Let’s talk turkey first. If you weren’t aware, Butterball has a Turkey Talk-Line lady that is available to answer your Thanksgiving meal questions, share ways to save or to gobble up any turkey-day cooking myths. So if you encounter any problems along the way with preparing your Thanksgiving meal, you can give them a call. No question is too tough for these turkey talkers, and they are ready and excited to tackle any challenge you throw at them. Give them a call at 1-800-BUTTERBALL throughout November and December.
You can also go to Butterball website to plan the perfect amount of servings you need in their perfect portion planner. Just plug in the amount of adults and kids you plan on serving into the planner. There are boxes you can check to say we want leftovers, we are big eaters, or we are light eaters. Then it will tell you the size of turkey you need along with the amount of stuffing. So simple.

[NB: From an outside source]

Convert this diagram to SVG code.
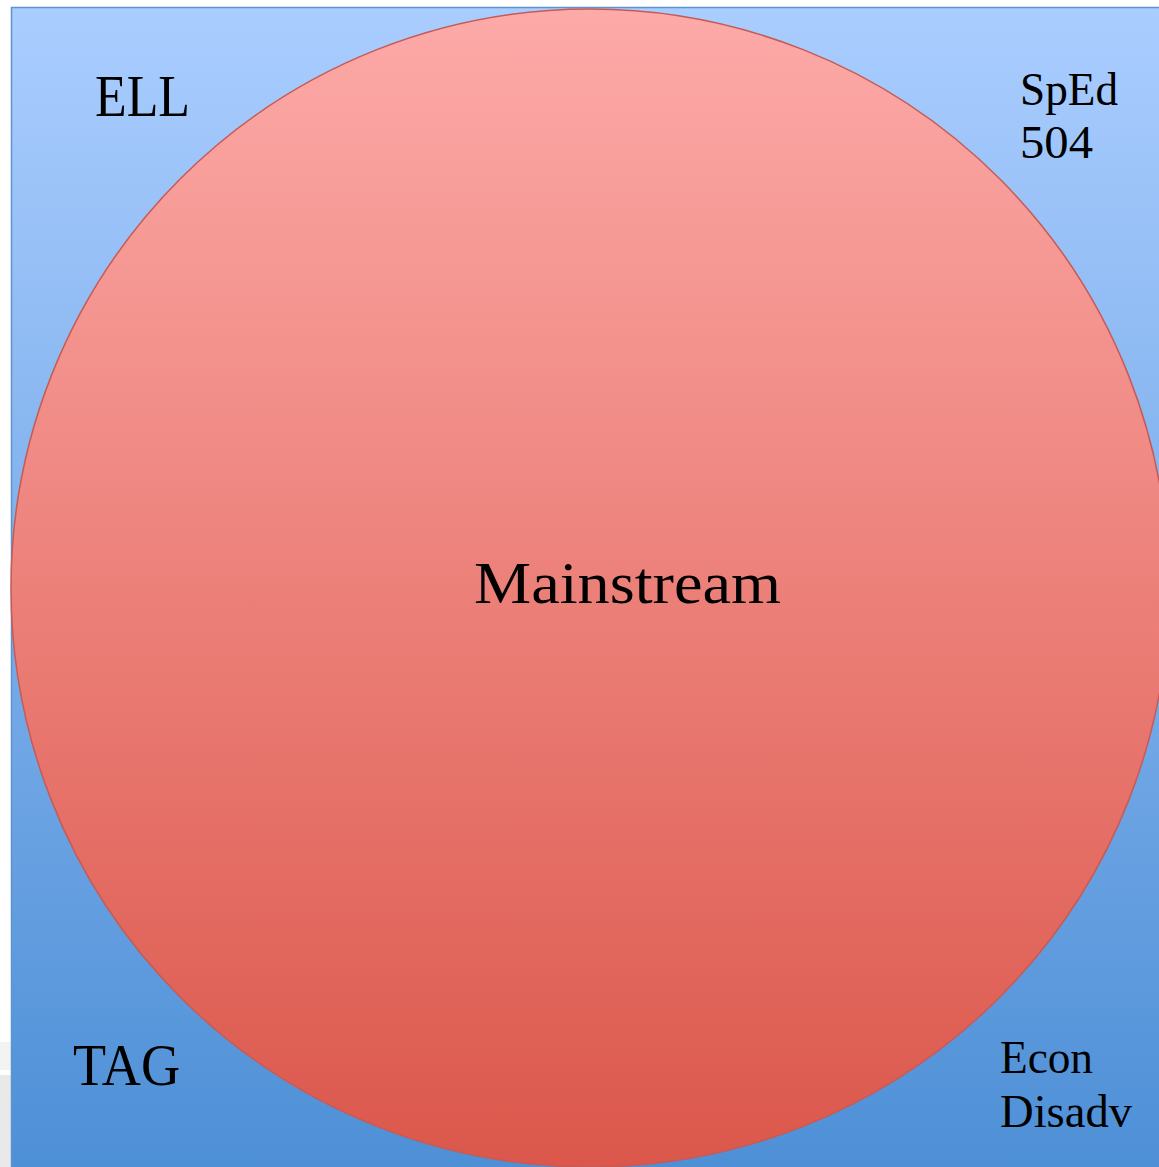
<svg xmlns="http://www.w3.org/2000/svg" width="1159" height="1167" viewBox="0 0 1159 1167">
<defs>
<linearGradient id="bg" x1="0" y1="0" x2="0" y2="1">
<stop offset="0" stop-color="#aacdff"/>
<stop offset="1" stop-color="#4d8fd6"/>
</linearGradient>
<linearGradient id="cg" x1="0" y1="0" x2="0" y2="1">
<stop offset="0" stop-color="#fdaaa8"/>
<stop offset="1" stop-color="#db574b"/>
</linearGradient>
<style>
.lbl{font-family:"Liberation Serif","DejaVu Serif",serif;fill:#000;}
</style>
</defs>
<rect x="0" y="0" width="1159" height="1167" fill="#ffffff"/>
<rect x="0" y="1042" width="11" height="28" fill="#f3f3f3"/>
<rect x="0" y="1075" width="11" height="92" fill="#e9e9e9"/>
<g id="background">
<rect x="11.5" y="7.5" width="1160" height="1170" fill="url(#bg)" stroke="#5e93cf" stroke-width="1.5"/>
</g>
<g id="mainstream">
<circle cx="590" cy="588" r="579" fill="url(#cg)" stroke="#c85a54" stroke-width="1.5"/>
<text class="lbl" x="474" y="603" font-size="60" textLength="307" lengthAdjust="spacingAndGlyphs">Mainstream</text>
</g>
<g id="ell">
<text class="lbl" x="95" y="116" font-size="59" textLength="95" lengthAdjust="spacingAndGlyphs">ELL</text>
</g>
<g id="sped">
<text class="lbl" x="1020" y="105" font-size="47" textLength="98" lengthAdjust="spacingAndGlyphs">SpEd</text>
<text class="lbl" x="1020" y="158" font-size="47" textLength="73" lengthAdjust="spacingAndGlyphs">504</text>
</g>
<g id="tag">
<text class="lbl" x="73" y="1085" font-size="59" textLength="107" lengthAdjust="spacingAndGlyphs">TAG</text>
</g>
<g id="econ">
<text class="lbl" x="1000" y="1073" font-size="46" textLength="93" lengthAdjust="spacingAndGlyphs">Econ</text>
<text class="lbl" x="1000" y="1127" font-size="46" textLength="132" lengthAdjust="spacingAndGlyphs">Disadv</text>
</g>
<g id="connectors"/>
</svg>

So I must admit that I do not do anything fancy when I cook my turkey. The turkeys you buy today usually have stuff injected into them and are pre seasoned. All I do is throw that baby on my rack in my roaster and put some kosher salt and fresh ground pepper on the skin. That’s it. I know some of you are in shock. I have heard the only way to do a turkey is with a brine. Maybe one day I will give it a try, but I have been successful with doing nothing more than salt and pepper and my turkey has been perfect and moist.
Now for me, Thanksgiving wouldn’t be Thanksgiving with out cranberries for the turkey. I must have it. You can get the stuff from the can, but the fresh homemade stuff is so much better and it really isn’t hard to make at all. You can even make it a day or two before and keep it in the fridge.

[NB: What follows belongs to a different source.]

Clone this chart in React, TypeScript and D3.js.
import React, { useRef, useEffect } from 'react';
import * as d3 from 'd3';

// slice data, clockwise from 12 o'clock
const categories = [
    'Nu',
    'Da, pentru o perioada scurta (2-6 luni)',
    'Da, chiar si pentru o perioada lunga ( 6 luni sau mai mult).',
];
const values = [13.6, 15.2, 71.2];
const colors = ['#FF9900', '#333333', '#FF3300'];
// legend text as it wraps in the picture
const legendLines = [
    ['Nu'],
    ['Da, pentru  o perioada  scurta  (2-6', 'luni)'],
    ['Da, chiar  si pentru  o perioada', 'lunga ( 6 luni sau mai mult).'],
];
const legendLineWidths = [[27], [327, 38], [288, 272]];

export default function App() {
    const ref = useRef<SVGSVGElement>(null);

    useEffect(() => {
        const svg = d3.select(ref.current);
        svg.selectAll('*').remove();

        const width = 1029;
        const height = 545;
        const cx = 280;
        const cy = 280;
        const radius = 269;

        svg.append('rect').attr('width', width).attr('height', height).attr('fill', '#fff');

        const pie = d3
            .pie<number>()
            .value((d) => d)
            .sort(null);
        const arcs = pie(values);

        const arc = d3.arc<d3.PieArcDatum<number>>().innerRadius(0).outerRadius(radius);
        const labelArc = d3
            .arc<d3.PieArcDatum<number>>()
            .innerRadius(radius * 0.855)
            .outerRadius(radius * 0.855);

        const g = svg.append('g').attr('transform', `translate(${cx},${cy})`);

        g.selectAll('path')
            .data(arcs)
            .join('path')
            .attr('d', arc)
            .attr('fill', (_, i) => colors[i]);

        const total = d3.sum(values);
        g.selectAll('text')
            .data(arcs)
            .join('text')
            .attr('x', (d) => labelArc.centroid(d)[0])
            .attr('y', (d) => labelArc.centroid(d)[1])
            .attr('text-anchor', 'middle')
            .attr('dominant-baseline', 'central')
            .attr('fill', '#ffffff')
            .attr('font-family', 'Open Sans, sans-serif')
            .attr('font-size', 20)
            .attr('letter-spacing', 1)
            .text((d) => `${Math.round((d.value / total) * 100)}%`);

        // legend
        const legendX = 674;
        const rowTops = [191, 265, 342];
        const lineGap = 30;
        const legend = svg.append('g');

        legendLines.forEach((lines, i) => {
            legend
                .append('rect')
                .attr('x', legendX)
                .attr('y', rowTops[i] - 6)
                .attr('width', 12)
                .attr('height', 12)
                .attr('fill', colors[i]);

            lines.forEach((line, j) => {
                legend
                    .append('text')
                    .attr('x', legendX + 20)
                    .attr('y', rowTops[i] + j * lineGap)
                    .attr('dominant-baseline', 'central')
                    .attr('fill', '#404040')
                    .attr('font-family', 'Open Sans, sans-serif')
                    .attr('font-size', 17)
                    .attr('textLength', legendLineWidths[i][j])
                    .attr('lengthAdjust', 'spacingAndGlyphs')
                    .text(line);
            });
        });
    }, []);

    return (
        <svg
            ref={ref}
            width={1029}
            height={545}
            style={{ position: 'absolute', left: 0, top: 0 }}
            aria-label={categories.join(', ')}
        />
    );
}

There is a recipe on most bags of fresh cranberries to make the sauce. I have changed up the basic recipe by using orange juice in stead of water and I also throw in a little orange zest. Love it! It adds just a slight orange flavor which goes so well with cranberries.
Cranberries have there own natural pectin in them, so you don’t need anything to help jell or thicken the sauce. Give the fresh cranberry sauce a try. You won’t be disappointed. In fact, you just may never use canned again.
- 1 bag of fresh cranberries
- 1 cup of sugar
- 1 cup of orange juice ( can use fresh, but juice made from concentrate works just fine)
- 1 tsp of orange zest
- Put all ingredients into a sauce an and mix well.
- Cook over medium heat and bring to a boil.
- Boil for about 10 minutes until the cranberries pop. There may be a few light colored ones that don't pop, but don't worry. They soften as the sauce cools. I like to serve my sauce at room temp or slightly warm. The sauce can also be made up to 2 days before and kept in the fridge.
This is the original photo from this post. The above photo was updated in November 2016.